** Start of DATA SHOWN **

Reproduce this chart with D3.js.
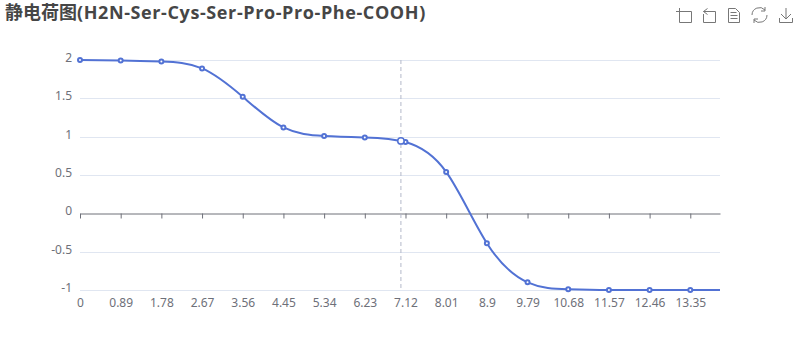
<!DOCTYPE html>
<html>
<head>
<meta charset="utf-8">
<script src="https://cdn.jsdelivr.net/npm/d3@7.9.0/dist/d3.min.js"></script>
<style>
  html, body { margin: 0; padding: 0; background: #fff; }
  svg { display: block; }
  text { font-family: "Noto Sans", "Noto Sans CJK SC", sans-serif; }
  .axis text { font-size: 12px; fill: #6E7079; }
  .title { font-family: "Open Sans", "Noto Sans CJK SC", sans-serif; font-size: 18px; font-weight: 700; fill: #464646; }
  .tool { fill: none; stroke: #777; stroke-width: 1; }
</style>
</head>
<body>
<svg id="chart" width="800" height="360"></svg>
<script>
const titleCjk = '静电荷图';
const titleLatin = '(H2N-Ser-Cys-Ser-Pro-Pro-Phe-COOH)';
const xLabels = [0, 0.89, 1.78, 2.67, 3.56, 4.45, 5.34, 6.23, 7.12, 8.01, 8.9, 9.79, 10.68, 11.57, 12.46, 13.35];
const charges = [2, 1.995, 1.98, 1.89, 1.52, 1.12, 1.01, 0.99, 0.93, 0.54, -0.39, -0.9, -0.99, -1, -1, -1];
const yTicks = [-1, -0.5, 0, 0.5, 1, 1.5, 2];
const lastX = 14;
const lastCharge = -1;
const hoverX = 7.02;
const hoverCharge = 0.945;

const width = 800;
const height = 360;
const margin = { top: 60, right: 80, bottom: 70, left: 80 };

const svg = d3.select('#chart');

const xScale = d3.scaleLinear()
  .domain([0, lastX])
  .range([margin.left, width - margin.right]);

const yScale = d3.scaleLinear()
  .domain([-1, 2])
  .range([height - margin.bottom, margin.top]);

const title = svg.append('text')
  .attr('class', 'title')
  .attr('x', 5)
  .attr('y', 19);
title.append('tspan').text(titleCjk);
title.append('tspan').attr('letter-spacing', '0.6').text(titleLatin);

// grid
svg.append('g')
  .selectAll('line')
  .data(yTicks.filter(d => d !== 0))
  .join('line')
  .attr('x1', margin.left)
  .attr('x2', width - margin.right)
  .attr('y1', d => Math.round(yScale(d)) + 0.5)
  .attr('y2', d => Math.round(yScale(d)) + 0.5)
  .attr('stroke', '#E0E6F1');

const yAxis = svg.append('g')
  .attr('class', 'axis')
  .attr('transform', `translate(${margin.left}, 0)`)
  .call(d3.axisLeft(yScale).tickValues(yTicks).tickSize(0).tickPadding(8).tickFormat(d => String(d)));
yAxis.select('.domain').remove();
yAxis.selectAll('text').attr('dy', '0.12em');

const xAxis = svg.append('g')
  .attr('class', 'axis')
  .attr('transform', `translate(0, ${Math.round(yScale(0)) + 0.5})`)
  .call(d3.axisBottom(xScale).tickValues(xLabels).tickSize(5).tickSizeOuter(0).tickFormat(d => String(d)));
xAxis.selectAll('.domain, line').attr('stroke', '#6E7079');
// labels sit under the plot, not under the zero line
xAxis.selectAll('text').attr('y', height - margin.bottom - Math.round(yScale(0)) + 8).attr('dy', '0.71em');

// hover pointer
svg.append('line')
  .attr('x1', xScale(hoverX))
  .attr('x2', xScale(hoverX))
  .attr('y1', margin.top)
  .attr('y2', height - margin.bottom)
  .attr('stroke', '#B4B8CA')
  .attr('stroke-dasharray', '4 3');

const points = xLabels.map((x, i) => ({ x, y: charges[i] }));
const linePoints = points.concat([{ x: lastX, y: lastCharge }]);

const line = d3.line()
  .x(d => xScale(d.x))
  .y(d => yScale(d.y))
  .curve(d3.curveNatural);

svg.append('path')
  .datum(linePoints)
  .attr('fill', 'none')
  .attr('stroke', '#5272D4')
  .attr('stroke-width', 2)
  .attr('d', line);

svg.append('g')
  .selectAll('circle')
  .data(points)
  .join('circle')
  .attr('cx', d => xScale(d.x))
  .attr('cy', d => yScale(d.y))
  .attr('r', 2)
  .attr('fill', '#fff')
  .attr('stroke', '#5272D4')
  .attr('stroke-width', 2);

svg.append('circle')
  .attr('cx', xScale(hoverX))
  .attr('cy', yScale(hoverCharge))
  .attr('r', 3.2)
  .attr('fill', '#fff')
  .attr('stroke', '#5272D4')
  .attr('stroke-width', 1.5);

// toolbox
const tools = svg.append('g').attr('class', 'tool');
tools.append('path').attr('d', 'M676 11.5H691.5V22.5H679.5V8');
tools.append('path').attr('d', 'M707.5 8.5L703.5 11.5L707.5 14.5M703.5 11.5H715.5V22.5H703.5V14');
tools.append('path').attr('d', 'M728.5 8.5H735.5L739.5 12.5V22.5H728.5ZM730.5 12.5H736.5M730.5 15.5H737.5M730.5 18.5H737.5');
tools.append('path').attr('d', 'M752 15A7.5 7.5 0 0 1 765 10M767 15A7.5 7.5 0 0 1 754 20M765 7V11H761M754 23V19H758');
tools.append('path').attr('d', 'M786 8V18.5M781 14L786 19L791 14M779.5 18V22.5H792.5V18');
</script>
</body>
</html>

** End of DATA SHOWN **

● WHAT TO WORK ON: Repeat only the lines between the start of the data and the line with "- margin.bottom, margin.top]);", including those two lines, and skip the pictures.

● FULL SOLUTION:
Reproduce this chart with D3.js.
<!DOCTYPE html>
<html>
<head>
<meta charset="utf-8">
<script src="https://cdn.jsdelivr.net/npm/d3@7.9.0/dist/d3.min.js"></script>
<style>
  html, body { margin: 0; padding: 0; background: #fff; }
  svg { display: block; }
  text { font-family: "Noto Sans", "Noto Sans CJK SC", sans-serif; }
  .axis text { font-size: 12px; fill: #6E7079; }
  .title { font-family: "Open Sans", "Noto Sans CJK SC", sans-serif; font-size: 18px; font-weight: 700; fill: #464646; }
  .tool { fill: none; stroke: #777; stroke-width: 1; }
</style>
</head>
<body>
<svg id="chart" width="800" height="360"></svg>
<script>
const titleCjk = '静电荷图';
const titleLatin = '(H2N-Ser-Cys-Ser-Pro-Pro-Phe-COOH)';
const xLabels = [0, 0.89, 1.78, 2.67, 3.56, 4.45, 5.34, 6.23, 7.12, 8.01, 8.9, 9.79, 10.68, 11.57, 12.46, 13.35];
const charges = [2, 1.995, 1.98, 1.89, 1.52, 1.12, 1.01, 0.99, 0.93, 0.54, -0.39, -0.9, -0.99, -1, -1, -1];
const yTicks = [-1, -0.5, 0, 0.5, 1, 1.5, 2];
const lastX = 14;
const lastCharge = -1;
const hoverX = 7.02;
const hoverCharge = 0.945;

const width = 800;
const height = 360;
const margin = { top: 60, right: 80, bottom: 70, left: 80 };

const svg = d3.select('#chart');

const xScale = d3.scaleLinear()
  .domain([0, lastX])
  .range([margin.left, width - margin.right]);

const yScale = d3.scaleLinear()
  .domain([-1, 2])
  .range([height - margin.bottom, margin.top]);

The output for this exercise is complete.